Being intentional is something I've never had to be, well certainly not when it comes to relationships, it always came naturally, from the get go it just always seemed to flow, we just got along "it just made sense", but lol how easy it came always seemed to be how it easy it went hahahaaaa. God taught me, in quite a funny way, that love wasn't just feelings and maybe feelings wasn't even a fraction of it, yet it was more beautiful than those butterflies, and weak knees, and meaningless giggles and "it just makes sense". That's how he got me to get up from my crumbled down world (refer to the "I'm a God" post), that's how he got me to get up and try again, I knew there was more and I knew this "more" was more beautiful than my idea of love. However I also knew this 'more' meant letting go of my understanding of love and relationships which anyway had seemed to fail me multiple times, lol, first of all I knew I had to be intentional in my love, this reminds me of something I wrote after my last breakup:
"Decisions, not feelings, feelings come and go feelings are weak
We feel all the time, often times feel things we shouldn't be feeling and sometimes for people we shouldn't be feeling those feelings for
It's about decisions, choosing to do what's right"

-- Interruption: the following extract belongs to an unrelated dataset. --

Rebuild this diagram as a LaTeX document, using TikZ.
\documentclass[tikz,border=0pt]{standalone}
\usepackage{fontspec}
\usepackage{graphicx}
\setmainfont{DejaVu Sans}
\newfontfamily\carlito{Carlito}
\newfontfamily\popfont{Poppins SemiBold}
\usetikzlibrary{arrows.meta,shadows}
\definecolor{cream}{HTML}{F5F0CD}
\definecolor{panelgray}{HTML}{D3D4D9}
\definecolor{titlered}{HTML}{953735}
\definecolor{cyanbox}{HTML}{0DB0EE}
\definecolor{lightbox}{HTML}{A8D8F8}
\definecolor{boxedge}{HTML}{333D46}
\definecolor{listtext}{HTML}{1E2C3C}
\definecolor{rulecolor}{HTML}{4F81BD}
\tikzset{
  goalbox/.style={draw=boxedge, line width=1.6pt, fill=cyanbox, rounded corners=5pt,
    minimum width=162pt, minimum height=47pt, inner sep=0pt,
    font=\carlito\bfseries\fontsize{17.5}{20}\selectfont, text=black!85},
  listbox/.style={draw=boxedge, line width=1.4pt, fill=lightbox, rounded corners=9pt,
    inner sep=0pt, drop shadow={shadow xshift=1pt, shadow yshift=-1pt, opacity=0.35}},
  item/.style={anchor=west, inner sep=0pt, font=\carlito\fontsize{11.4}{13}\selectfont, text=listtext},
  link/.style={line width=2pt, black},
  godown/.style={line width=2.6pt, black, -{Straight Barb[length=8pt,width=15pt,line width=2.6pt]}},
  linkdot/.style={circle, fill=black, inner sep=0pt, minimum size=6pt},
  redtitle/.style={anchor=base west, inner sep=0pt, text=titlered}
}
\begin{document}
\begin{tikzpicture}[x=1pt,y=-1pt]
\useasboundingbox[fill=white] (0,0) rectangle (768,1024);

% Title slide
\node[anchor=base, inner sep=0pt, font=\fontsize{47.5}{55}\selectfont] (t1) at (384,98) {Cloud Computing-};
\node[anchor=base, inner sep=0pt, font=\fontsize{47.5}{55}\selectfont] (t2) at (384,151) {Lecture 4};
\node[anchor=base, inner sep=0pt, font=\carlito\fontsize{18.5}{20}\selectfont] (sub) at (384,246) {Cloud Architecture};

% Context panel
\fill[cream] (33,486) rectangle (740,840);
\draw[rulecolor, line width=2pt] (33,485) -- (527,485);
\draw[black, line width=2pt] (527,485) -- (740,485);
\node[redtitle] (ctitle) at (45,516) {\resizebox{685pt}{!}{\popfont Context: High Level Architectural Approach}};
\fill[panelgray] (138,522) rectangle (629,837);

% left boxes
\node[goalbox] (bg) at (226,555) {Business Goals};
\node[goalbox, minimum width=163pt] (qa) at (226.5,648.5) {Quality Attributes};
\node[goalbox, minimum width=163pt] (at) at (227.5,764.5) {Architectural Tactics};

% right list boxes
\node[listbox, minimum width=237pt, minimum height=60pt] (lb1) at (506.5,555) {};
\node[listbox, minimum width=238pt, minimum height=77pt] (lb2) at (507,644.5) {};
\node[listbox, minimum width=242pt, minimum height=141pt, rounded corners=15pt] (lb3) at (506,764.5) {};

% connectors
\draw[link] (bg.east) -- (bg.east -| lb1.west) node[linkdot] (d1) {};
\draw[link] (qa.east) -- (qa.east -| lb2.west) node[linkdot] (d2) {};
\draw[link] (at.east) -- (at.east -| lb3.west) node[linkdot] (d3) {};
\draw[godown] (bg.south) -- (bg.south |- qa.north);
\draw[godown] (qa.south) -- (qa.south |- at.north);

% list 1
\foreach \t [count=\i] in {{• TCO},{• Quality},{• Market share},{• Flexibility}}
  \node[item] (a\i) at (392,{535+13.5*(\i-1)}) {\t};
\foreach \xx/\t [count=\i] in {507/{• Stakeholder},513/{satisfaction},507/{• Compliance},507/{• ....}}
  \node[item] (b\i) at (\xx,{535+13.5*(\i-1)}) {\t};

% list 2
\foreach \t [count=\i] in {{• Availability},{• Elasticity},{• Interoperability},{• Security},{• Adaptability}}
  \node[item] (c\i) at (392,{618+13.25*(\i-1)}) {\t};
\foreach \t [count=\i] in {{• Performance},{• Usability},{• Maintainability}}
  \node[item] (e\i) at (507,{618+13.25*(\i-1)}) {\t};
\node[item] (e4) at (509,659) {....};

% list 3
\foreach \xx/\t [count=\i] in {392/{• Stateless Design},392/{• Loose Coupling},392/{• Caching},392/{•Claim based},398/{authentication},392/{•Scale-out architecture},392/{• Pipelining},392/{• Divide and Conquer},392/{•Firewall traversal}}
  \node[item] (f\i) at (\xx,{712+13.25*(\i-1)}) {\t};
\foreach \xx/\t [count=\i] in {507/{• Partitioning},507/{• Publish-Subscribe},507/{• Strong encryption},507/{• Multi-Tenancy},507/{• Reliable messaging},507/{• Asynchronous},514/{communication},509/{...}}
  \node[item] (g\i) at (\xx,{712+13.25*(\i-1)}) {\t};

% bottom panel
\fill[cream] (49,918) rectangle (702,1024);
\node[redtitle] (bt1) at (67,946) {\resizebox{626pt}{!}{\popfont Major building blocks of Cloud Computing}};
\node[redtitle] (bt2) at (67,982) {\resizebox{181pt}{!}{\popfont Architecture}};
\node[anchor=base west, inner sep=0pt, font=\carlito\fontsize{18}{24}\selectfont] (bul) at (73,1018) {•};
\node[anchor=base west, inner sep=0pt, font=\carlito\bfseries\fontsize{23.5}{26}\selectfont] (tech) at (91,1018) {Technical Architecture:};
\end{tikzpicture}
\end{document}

I've realised that feelings will follow any decision you make and be intentional about. Any decision you make and follow up with an action, your feelings or mood will follow through, this is the same logic behind choosing to be happy, by getting up and stop being sad and feeling sorry for yourself. My mom once told me "smile, your mood will follow"
I'm not saying it's easy but four months later I can say it's doable, and I can say it streghthened our relationship. It's faith isn't it? When Jesus prayed for the lame to walk He'd always say "now get up and walk" or heal the blind and say they should see.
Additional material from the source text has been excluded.